>>>

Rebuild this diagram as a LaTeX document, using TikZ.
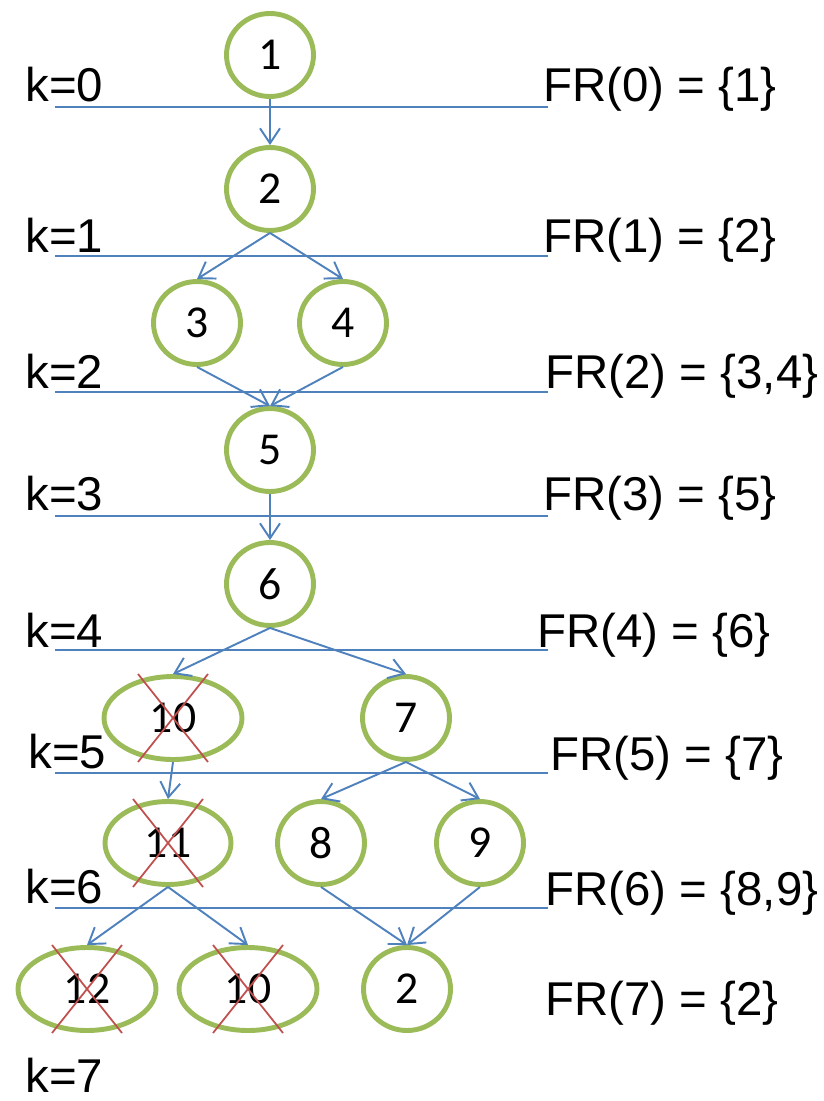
\documentclass[tikz,border=0pt]{standalone}
\usepackage{fontspec}
\setmainfont{Liberation Sans}
\newfontfamily\numfont{Carlito}
\usetikzlibrary{arrows.meta, shapes.geometric, calc}

\definecolor{stategreen}{RGB}{155,187,89}
\definecolor{edgeblue}{RGB}{79,129,189}
\definecolor{crossred}{RGB}{192,80,77}

% strike out a pruned state
\newcommand{\prune}[1]{%
    \draw[cross] ($(#1)+(-35,-44)$) -- ($(#1)+(35,44)$);
    \draw[cross] ($(#1)+(35,-44)$) -- ($(#1)+(-35,44)$);
}

\begin{document}
\begin{tikzpicture}[
    x=0.02cm, y=-0.02cm,
    state/.style={ellipse, draw=stategreen, line width=2.8pt, minimum width=1.74cm, minimum height=1.66cm, inner sep=0pt, font=\numfont\fontsize{26}{26}\selectfont},
    wide/.style={state, minimum width=2.76cm},
    arrow/.style={-{Straight Barb[length=0.3cm, width=0.4cm]}, edgeblue, line width=1.1pt},
    level/.style={edgeblue, line width=1.6pt},
    cross/.style={crossred, line width=1pt},
    lab/.style={anchor=base west, inner sep=0pt, font=\fontsize{27}{27}\selectfont}
]
    \useasboundingbox (0,0) rectangle (824,1101);

    % Level separators
    \foreach \y in {107,256,392,516,650,773,908}
        \draw[level] (55,\y) -- (548,\y);

    % States
    \node[state] (n1) at (270,55) {1};
    \node[state] (n2) at (270,189) {2};
    \node[state] (n3) at (197,323) {3};
    \node[state] (n4) at (343,323) {4};
    \node[state] (n5) at (270,450) {5};
    \node[state] (n6) at (270,584) {6};
    \node[wide] (n10) at (173,718) {10};
    \node[state] (n7) at (406,718) {7};
    \node[wide, minimum width=2.52cm] (n11) at (168,843) {11};
    \node[state] (n8) at (321,843) {8};
    \node[state] (n9) at (480,843) {9};
    \node[wide] (n12) at (87,989) {12};
    \node[wide] (n10b) at (248,989) {10};
    \node[state] (n2b) at (407,989) {2};

    % Transitions
    \draw[arrow] (n1.south) -- (n2.north);
    \draw[arrow] (n2.south) -- (n3.north);
    \draw[arrow] (n2.south) -- (n4.north);
    \draw[arrow] (n3.south) -- (n5.north);
    \draw[arrow] (n4.south) -- (n5.north);
    \draw[arrow] (n5.south) -- (n6.north);
    \draw[arrow] (n6.south) -- (n10.north);
    \draw[arrow] (n6.south) -- (n7.north);
    \draw[arrow] (n10.south) -- (n11.north);
    \draw[arrow] (n7.south) -- (n8.north);
    \draw[arrow] (n7.south) -- (n9.north);
    \draw[arrow] (n11.south) -- (n12.north);
    \draw[arrow] (n11.south) -- (n10b.north);
    \draw[arrow] (n8.south) -- (n2b.north);
    \draw[arrow] (n9.south) -- (n2b.north);

    % Pruned states
    \prune{n10}
    \prune{n11}
    \prune{n12}
    \prune{n10b}

    % Level labels
    \node[lab] (k0) at (25,102) {k=0};
    \node[lab] (k1) at (25,253) {k=1};
    \node[lab] (k2) at (25,388) {k=2};
    \node[lab] (k3) at (25,510) {k=3};
    \node[lab] (k4) at (25,647) {k=4};
    \node[lab] (k5) at (28,768) {k=5};
    \node[lab] (k6) at (25,903) {k=6};
    \node[lab] (k7) at (25,1092) {k=7};

    % Frontiers
    \node[lab] (fr0) at (543,102) {FR(0) = \{1\}};
    \node[lab] (fr1) at (543,253) {FR(1) = \{2\}};
    \node[lab] (fr2) at (545,388) {FR(2) = \{3,4\}};
    \node[lab] (fr3) at (543,510) {FR(3) = \{5\}};
    \node[lab] (fr4) at (537,647) {FR(4) = \{6\}};
    \node[lab] (fr5) at (550,770) {FR(5) = \{7\}};
    \node[lab] (fr6) at (545,905) {FR(6) = \{8,9\}};
    \node[lab] (fr7) at (545,1015) {FR(7) = \{2\}};
\end{tikzpicture}
\end{document}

<<<

> _Given instruction_: Give back exactly the lines from the first line of the data through the line with "(55,\y) -- (548,\y);", pictures excluded.

> _Solution to this problem_:
Rebuild this diagram as a LaTeX document, using TikZ.
\documentclass[tikz,border=0pt]{standalone}
\usepackage{fontspec}
\setmainfont{Liberation Sans}
\newfontfamily\numfont{Carlito}
\usetikzlibrary{arrows.meta, shapes.geometric, calc}

\definecolor{stategreen}{RGB}{155,187,89}
\definecolor{edgeblue}{RGB}{79,129,189}
\definecolor{crossred}{RGB}{192,80,77}

% strike out a pruned state
\newcommand{\prune}[1]{%
    \draw[cross] ($(#1)+(-35,-44)$) -- ($(#1)+(35,44)$);
    \draw[cross] ($(#1)+(35,-44)$) -- ($(#1)+(-35,44)$);
}

\begin{document}
\begin{tikzpicture}[
    x=0.02cm, y=-0.02cm,
    state/.style={ellipse, draw=stategreen, line width=2.8pt, minimum width=1.74cm, minimum height=1.66cm, inner sep=0pt, font=\numfont\fontsize{26}{26}\selectfont},
    wide/.style={state, minimum width=2.76cm},
    arrow/.style={-{Straight Barb[length=0.3cm, width=0.4cm]}, edgeblue, line width=1.1pt},
    level/.style={edgeblue, line width=1.6pt},
    cross/.style={crossred, line width=1pt},
    lab/.style={anchor=base west, inner sep=0pt, font=\fontsize{27}{27}\selectfont}
]
    \useasboundingbox (0,0) rectangle (824,1101);

    % Level separators
    \foreach \y in {107,256,392,516,650,773,908}
        \draw[level] (55,\y) -- (548,\y);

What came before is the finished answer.